U.S. District Judge Myong Joun, during a hearing in Boston, expressed skepticism about the administration’s claims. Lawyers for the Republican administration disputed the argument that the mass termination, announced last month, of nearly half of the department’s workforce, represented an unlawful effort by Trump to abolish the agency.
Democratic attorneys general from 20 states and the District of Columbia, along with several school districts and teachers’ unions, have challenged these staff terminations in lawsuits before Judge Joun.
> “There’s nothing in the record to show Congress has authorized the closure of the department,” Joun, appointed by Democratic President Joe Biden, told Eric Hamilton, a lawyer for Trump’s Justice Department.

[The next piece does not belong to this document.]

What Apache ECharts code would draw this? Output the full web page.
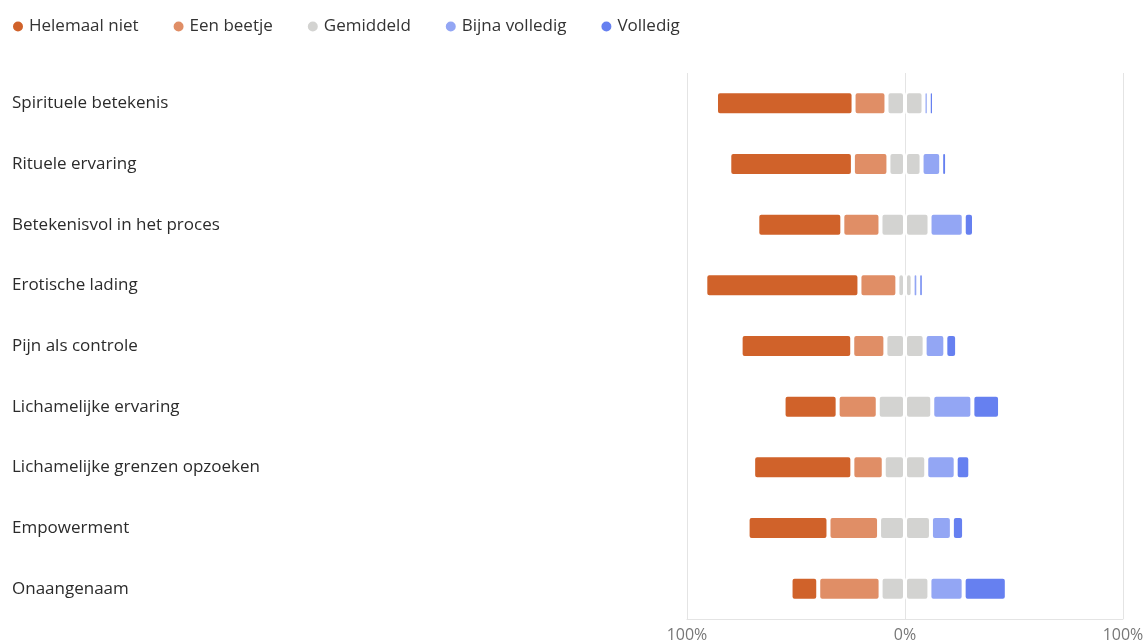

Hamilton responded that the Education Department “is not closed and it is not closing absent an act of Congress,” a goal he said Trump would pursue through legislation.
The president last month signed an executive order calling for the department’s closure as part of a longstanding promise aimed at decentralizing school policy and placing it in the hands of state and local boards.
Hamilton claimed that the mass terminations, announced on March 11 by Secretary of Education Linda McMahon, are part of a lawful effort to streamline the department by cutting “bureaucratic bloat.”
However, Rabia Muqaddam, a lawyer with New York Attorney General Letitia James’ office, argued that the cuts amounted to more than a reorganization as they severely diminished core units and stripped the agency of essential resources to fulfill its statutory obligations.
She and her co-counsel stated that the cuts had rendered the agency incapable of administering funding for public schools, managing student loans, and enforcing civil rights law, ultimately harming states and school districts dependent on significant federal education funding.
> “The department is no longer functioning, and it is getting worse every day,” Muqaddam stated.
Hamilton contended that the state attorneys general sought a court order that would place them as the chief human resources officer for the department. Judge Joun questioned if that was an accurate representation of the situation.
The Boston judge compared the scenario to a Dunkin’ Donuts shop, suggesting that if employees lost their jobs, his primary concern would be whether he could get served, not their rehiring.
> “They’re saying, ’I want my cup of coffee,’” he remarked.